* Task goal:
Reproduce all of the data that follows, character for character.

* Given data:
= = = = =
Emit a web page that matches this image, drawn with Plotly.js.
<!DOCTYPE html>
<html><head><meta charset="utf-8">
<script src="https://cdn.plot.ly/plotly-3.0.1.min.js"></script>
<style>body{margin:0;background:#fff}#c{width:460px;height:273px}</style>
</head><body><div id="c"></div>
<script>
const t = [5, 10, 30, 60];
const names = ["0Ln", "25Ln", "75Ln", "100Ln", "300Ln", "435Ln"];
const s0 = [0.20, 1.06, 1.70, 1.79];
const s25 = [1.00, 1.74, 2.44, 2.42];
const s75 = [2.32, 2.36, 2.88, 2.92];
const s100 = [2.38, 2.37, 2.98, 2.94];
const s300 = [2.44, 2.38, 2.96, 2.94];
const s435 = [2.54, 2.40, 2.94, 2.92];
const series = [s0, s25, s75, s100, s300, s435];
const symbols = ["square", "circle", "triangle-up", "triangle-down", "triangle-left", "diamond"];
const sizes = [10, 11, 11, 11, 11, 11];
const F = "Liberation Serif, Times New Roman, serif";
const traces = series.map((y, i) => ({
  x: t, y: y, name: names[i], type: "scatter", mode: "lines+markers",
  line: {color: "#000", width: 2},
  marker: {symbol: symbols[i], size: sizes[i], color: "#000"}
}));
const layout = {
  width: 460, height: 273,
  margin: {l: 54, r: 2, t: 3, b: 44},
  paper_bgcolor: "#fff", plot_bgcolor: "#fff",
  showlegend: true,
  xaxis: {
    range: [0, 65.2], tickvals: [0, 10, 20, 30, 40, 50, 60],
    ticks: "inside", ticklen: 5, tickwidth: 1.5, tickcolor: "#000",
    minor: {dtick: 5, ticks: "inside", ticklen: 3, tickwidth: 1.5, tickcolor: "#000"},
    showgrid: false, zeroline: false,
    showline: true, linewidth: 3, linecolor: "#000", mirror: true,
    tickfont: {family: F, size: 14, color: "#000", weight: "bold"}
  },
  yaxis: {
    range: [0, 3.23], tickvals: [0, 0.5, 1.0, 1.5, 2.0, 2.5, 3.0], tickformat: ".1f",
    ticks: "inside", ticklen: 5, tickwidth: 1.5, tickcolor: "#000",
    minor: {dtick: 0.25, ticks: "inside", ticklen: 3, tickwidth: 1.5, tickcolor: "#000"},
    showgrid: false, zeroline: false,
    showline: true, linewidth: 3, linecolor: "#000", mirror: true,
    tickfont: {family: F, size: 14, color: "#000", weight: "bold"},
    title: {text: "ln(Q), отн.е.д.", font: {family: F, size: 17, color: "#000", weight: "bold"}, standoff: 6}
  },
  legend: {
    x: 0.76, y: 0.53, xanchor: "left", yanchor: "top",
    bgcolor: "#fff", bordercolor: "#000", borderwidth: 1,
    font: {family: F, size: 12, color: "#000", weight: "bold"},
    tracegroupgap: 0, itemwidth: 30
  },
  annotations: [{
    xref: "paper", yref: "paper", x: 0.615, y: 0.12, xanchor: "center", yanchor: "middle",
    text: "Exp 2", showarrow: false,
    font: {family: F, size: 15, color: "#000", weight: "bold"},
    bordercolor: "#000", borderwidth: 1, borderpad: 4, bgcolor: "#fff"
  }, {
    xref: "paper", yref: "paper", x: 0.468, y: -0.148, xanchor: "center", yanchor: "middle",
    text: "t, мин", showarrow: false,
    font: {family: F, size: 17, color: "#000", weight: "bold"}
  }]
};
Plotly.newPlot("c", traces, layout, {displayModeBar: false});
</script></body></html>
= = = = =
* Full solution:
Emit a web page that matches this image, drawn with Plotly.js.
<!DOCTYPE html>
<html><head><meta charset="utf-8">
<script src="https://cdn.plot.ly/plotly-3.0.1.min.js"></script>
<style>body{margin:0;background:#fff}#c{width:460px;height:273px}</style>
</head><body><div id="c"></div>
<script>
const t = [5, 10, 30, 60];
const names = ["0Ln", "25Ln", "75Ln", "100Ln", "300Ln", "435Ln"];
const s0 = [0.20, 1.06, 1.70, 1.79];
const s25 = [1.00, 1.74, 2.44, 2.42];
const s75 = [2.32, 2.36, 2.88, 2.92];
const s100 = [2.38, 2.37, 2.98, 2.94];
const s300 = [2.44, 2.38, 2.96, 2.94];
const s435 = [2.54, 2.40, 2.94, 2.92];
const series = [s0, s25, s75, s100, s300, s435];
const symbols = ["square", "circle", "triangle-up", "triangle-down", "triangle-left", "diamond"];
const sizes = [10, 11, 11, 11, 11, 11];
const F = "Liberation Serif, Times New Roman, serif";
const traces = series.map((y, i) => ({
  x: t, y: y, name: names[i], type: "scatter", mode: "lines+markers",
  line: {color: "#000", width: 2},
  marker: {symbol: symbols[i], size: sizes[i], color: "#000"}
}));
const layout = {
  width: 460, height: 273,
  margin: {l: 54, r: 2, t: 3, b: 44},
  paper_bgcolor: "#fff", plot_bgcolor: "#fff",
  showlegend: true,
  xaxis: {
    range: [0, 65.2], tickvals: [0, 10, 20, 30, 40, 50, 60],
    ticks: "inside", ticklen: 5, tickwidth: 1.5, tickcolor: "#000",
    minor: {dtick: 5, ticks: "inside", ticklen: 3, tickwidth: 1.5, tickcolor: "#000"},
    showgrid: false, zeroline: false,
    showline: true, linewidth: 3, linecolor: "#000", mirror: true,
    tickfont: {family: F, size: 14, color: "#000", weight: "bold"}
  },
  yaxis: {
    range: [0, 3.23], tickvals: [0, 0.5, 1.0, 1.5, 2.0, 2.5, 3.0], tickformat: ".1f",
    ticks: "inside", ticklen: 5, tickwidth: 1.5, tickcolor: "#000",
    minor: {dtick: 0.25, ticks: "inside", ticklen: 3, tickwidth: 1.5, tickcolor: "#000"},
    showgrid: false, zeroline: false,
    showline: true, linewidth: 3, linecolor: "#000", mirror: true,
    tickfont: {family: F, size: 14, color: "#000", weight: "bold"},
    title: {text: "ln(Q), отн.е.д.", font: {family: F, size: 17, color: "#000", weight: "bold"}, standoff: 6}
  },
  legend: {
    x: 0.76, y: 0.53, xanchor: "left", yanchor: "top",
    bgcolor: "#fff", bordercolor: "#000", borderwidth: 1,
    font: {family: F, size: 12, color: "#000", weight: "bold"},
    tracegroupgap: 0, itemwidth: 30
  },
  annotations: [{
    xref: "paper", yref: "paper", x: 0.615, y: 0.12, xanchor: "center", yanchor: "middle",
    text: "Exp 2", showarrow: false,
    font: {family: F, size: 15, color: "#000", weight: "bold"},
    bordercolor: "#000", borderwidth: 1, borderpad: 4, bgcolor: "#fff"
  }, {
    xref: "paper", yref: "paper", x: 0.468, y: -0.148, xanchor: "center", yanchor: "middle",
    text: "t, мин", showarrow: false,
    font: {family: F, size: 17, color: "#000", weight: "bold"}
  }]
};
Plotly.newPlot("c", traces, layout, {displayModeBar: false});
</script></body></html>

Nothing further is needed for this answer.